Written exercise:
Omit every picture while repeating the entries exactly.

BEGIN

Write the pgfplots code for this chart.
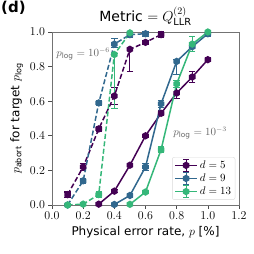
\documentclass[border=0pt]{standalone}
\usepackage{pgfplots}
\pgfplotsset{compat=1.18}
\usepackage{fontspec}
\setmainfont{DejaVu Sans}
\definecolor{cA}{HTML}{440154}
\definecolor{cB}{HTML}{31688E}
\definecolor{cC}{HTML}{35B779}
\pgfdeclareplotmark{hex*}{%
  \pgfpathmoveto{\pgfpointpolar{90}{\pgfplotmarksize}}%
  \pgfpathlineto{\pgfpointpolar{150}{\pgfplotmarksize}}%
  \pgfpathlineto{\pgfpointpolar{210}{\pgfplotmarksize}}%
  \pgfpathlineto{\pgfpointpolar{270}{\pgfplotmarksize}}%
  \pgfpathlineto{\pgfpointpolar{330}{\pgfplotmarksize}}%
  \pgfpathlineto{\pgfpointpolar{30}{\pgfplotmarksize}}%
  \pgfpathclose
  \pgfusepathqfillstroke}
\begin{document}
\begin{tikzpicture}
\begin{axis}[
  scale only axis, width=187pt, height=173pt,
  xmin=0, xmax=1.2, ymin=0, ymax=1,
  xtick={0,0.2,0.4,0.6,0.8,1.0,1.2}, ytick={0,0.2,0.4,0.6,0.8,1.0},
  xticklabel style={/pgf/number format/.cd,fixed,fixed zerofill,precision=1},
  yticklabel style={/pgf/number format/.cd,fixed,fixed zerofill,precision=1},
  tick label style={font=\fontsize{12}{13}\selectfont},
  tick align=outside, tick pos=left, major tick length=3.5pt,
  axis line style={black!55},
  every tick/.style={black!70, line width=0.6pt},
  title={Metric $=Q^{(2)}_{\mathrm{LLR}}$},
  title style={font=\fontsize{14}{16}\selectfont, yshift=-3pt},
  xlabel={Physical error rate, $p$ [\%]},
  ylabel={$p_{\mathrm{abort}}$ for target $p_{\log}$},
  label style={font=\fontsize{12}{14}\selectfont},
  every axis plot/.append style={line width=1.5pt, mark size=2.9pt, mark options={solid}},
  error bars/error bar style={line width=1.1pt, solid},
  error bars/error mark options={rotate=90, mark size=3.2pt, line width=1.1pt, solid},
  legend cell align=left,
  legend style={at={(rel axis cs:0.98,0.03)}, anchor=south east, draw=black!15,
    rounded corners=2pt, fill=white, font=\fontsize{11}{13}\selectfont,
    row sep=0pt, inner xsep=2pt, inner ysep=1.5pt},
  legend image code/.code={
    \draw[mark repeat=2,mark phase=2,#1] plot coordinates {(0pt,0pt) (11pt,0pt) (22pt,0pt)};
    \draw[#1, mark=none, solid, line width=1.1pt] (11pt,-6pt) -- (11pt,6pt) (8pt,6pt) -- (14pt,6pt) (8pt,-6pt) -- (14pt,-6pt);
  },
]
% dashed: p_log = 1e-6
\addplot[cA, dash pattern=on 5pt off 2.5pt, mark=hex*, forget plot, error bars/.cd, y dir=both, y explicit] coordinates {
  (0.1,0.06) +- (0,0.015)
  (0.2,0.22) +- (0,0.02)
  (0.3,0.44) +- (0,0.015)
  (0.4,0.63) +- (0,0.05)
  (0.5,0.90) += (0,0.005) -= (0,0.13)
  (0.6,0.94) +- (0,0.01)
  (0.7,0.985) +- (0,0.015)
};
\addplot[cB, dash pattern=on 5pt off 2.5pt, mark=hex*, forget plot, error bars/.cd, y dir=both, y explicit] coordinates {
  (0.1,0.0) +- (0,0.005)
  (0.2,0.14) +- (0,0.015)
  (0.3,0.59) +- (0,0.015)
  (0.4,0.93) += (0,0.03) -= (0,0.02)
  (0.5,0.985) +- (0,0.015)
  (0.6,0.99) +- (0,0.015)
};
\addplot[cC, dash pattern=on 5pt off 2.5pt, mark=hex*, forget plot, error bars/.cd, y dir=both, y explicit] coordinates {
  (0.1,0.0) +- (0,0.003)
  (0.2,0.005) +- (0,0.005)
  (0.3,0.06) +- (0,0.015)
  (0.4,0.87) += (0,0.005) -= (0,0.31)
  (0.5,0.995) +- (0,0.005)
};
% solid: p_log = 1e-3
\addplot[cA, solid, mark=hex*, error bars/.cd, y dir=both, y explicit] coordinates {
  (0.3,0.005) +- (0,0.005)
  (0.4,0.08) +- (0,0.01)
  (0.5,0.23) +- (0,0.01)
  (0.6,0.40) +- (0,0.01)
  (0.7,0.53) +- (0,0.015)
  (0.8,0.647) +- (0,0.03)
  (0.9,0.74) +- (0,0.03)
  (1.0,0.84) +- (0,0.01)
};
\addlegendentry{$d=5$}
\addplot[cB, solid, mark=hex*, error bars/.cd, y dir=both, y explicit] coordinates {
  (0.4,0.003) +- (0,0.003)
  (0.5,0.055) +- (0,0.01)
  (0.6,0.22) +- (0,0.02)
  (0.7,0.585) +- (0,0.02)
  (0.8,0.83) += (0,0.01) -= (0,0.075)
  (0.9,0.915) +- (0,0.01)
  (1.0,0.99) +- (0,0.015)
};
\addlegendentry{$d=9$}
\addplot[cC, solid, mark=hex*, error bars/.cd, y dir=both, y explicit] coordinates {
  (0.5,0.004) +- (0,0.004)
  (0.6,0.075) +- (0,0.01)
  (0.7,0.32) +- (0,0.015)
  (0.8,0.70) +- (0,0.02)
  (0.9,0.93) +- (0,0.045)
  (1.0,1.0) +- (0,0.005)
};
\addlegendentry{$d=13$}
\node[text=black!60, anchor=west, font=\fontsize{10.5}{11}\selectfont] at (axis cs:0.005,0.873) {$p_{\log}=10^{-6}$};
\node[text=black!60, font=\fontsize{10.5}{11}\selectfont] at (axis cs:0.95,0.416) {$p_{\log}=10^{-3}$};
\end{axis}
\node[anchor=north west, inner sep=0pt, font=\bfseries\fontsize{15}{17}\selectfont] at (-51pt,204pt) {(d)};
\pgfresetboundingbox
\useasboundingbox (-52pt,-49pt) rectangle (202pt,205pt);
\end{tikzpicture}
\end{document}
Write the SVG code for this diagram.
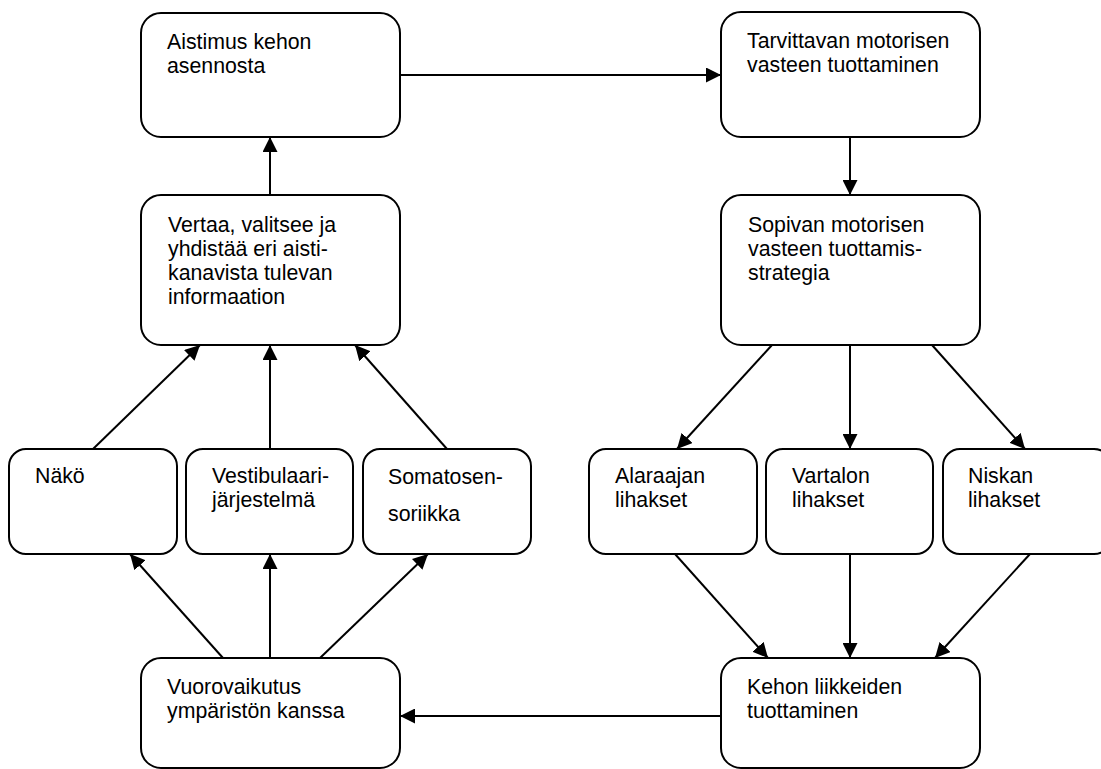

END

Complete output:
Write the pgfplots code for this chart.
\documentclass[border=0pt]{standalone}
\usepackage{pgfplots}
\pgfplotsset{compat=1.18}
\usepackage{fontspec}
\setmainfont{DejaVu Sans}
\definecolor{cA}{HTML}{440154}
\definecolor{cB}{HTML}{31688E}
\definecolor{cC}{HTML}{35B779}
\pgfdeclareplotmark{hex*}{%
  \pgfpathmoveto{\pgfpointpolar{90}{\pgfplotmarksize}}%
  \pgfpathlineto{\pgfpointpolar{150}{\pgfplotmarksize}}%
  \pgfpathlineto{\pgfpointpolar{210}{\pgfplotmarksize}}%
  \pgfpathlineto{\pgfpointpolar{270}{\pgfplotmarksize}}%
  \pgfpathlineto{\pgfpointpolar{330}{\pgfplotmarksize}}%
  \pgfpathlineto{\pgfpointpolar{30}{\pgfplotmarksize}}%
  \pgfpathclose
  \pgfusepathqfillstroke}
\begin{document}
\begin{tikzpicture}
\begin{axis}[
  scale only axis, width=187pt, height=173pt,
  xmin=0, xmax=1.2, ymin=0, ymax=1,
  xtick={0,0.2,0.4,0.6,0.8,1.0,1.2}, ytick={0,0.2,0.4,0.6,0.8,1.0},
  xticklabel style={/pgf/number format/.cd,fixed,fixed zerofill,precision=1},
  yticklabel style={/pgf/number format/.cd,fixed,fixed zerofill,precision=1},
  tick label style={font=\fontsize{12}{13}\selectfont},
  tick align=outside, tick pos=left, major tick length=3.5pt,
  axis line style={black!55},
  every tick/.style={black!70, line width=0.6pt},
  title={Metric $=Q^{(2)}_{\mathrm{LLR}}$},
  title style={font=\fontsize{14}{16}\selectfont, yshift=-3pt},
  xlabel={Physical error rate, $p$ [\%]},
  ylabel={$p_{\mathrm{abort}}$ for target $p_{\log}$},
  label style={font=\fontsize{12}{14}\selectfont},
  every axis plot/.append style={line width=1.5pt, mark size=2.9pt, mark options={solid}},
  error bars/error bar style={line width=1.1pt, solid},
  error bars/error mark options={rotate=90, mark size=3.2pt, line width=1.1pt, solid},
  legend cell align=left,
  legend style={at={(rel axis cs:0.98,0.03)}, anchor=south east, draw=black!15,
    rounded corners=2pt, fill=white, font=\fontsize{11}{13}\selectfont,
    row sep=0pt, inner xsep=2pt, inner ysep=1.5pt},
  legend image code/.code={
    \draw[mark repeat=2,mark phase=2,#1] plot coordinates {(0pt,0pt) (11pt,0pt) (22pt,0pt)};
    \draw[#1, mark=none, solid, line width=1.1pt] (11pt,-6pt) -- (11pt,6pt) (8pt,6pt) -- (14pt,6pt) (8pt,-6pt) -- (14pt,-6pt);
  },
]
% dashed: p_log = 1e-6
\addplot[cA, dash pattern=on 5pt off 2.5pt, mark=hex*, forget plot, error bars/.cd, y dir=both, y explicit] coordinates {
  (0.1,0.06) +- (0,0.015)
  (0.2,0.22) +- (0,0.02)
  (0.3,0.44) +- (0,0.015)
  (0.4,0.63) +- (0,0.05)
  (0.5,0.90) += (0,0.005) -= (0,0.13)
  (0.6,0.94) +- (0,0.01)
  (0.7,0.985) +- (0,0.015)
};
\addplot[cB, dash pattern=on 5pt off 2.5pt, mark=hex*, forget plot, error bars/.cd, y dir=both, y explicit] coordinates {
  (0.1,0.0) +- (0,0.005)
  (0.2,0.14) +- (0,0.015)
  (0.3,0.59) +- (0,0.015)
  (0.4,0.93) += (0,0.03) -= (0,0.02)
  (0.5,0.985) +- (0,0.015)
  (0.6,0.99) +- (0,0.015)
};
\addplot[cC, dash pattern=on 5pt off 2.5pt, mark=hex*, forget plot, error bars/.cd, y dir=both, y explicit] coordinates {
  (0.1,0.0) +- (0,0.003)
  (0.2,0.005) +- (0,0.005)
  (0.3,0.06) +- (0,0.015)
  (0.4,0.87) += (0,0.005) -= (0,0.31)
  (0.5,0.995) +- (0,0.005)
};
% solid: p_log = 1e-3
\addplot[cA, solid, mark=hex*, error bars/.cd, y dir=both, y explicit] coordinates {
  (0.3,0.005) +- (0,0.005)
  (0.4,0.08) +- (0,0.01)
  (0.5,0.23) +- (0,0.01)
  (0.6,0.40) +- (0,0.01)
  (0.7,0.53) +- (0,0.015)
  (0.8,0.647) +- (0,0.03)
  (0.9,0.74) +- (0,0.03)
  (1.0,0.84) +- (0,0.01)
};
\addlegendentry{$d=5$}
\addplot[cB, solid, mark=hex*, error bars/.cd, y dir=both, y explicit] coordinates {
  (0.4,0.003) +- (0,0.003)
  (0.5,0.055) +- (0,0.01)
  (0.6,0.22) +- (0,0.02)
  (0.7,0.585) +- (0,0.02)
  (0.8,0.83) += (0,0.01) -= (0,0.075)
  (0.9,0.915) +- (0,0.01)
  (1.0,0.99) +- (0,0.015)
};
\addlegendentry{$d=9$}
\addplot[cC, solid, mark=hex*, error bars/.cd, y dir=both, y explicit] coordinates {
  (0.5,0.004) +- (0,0.004)
  (0.6,0.075) +- (0,0.01)
  (0.7,0.32) +- (0,0.015)
  (0.8,0.70) +- (0,0.02)
  (0.9,0.93) +- (0,0.045)
  (1.0,1.0) +- (0,0.005)
};
\addlegendentry{$d=13$}
\node[text=black!60, anchor=west, font=\fontsize{10.5}{11}\selectfont] at (axis cs:0.005,0.873) {$p_{\log}=10^{-6}$};
\node[text=black!60, font=\fontsize{10.5}{11}\selectfont] at (axis cs:0.95,0.416) {$p_{\log}=10^{-3}$};
\end{axis}
\node[anchor=north west, inner sep=0pt, font=\bfseries\fontsize{15}{17}\selectfont] at (-51pt,204pt) {(d)};
\pgfresetboundingbox
\useasboundingbox (-52pt,-49pt) rectangle (202pt,205pt);
\end{tikzpicture}
\end{document}
Write the SVG code for this diagram.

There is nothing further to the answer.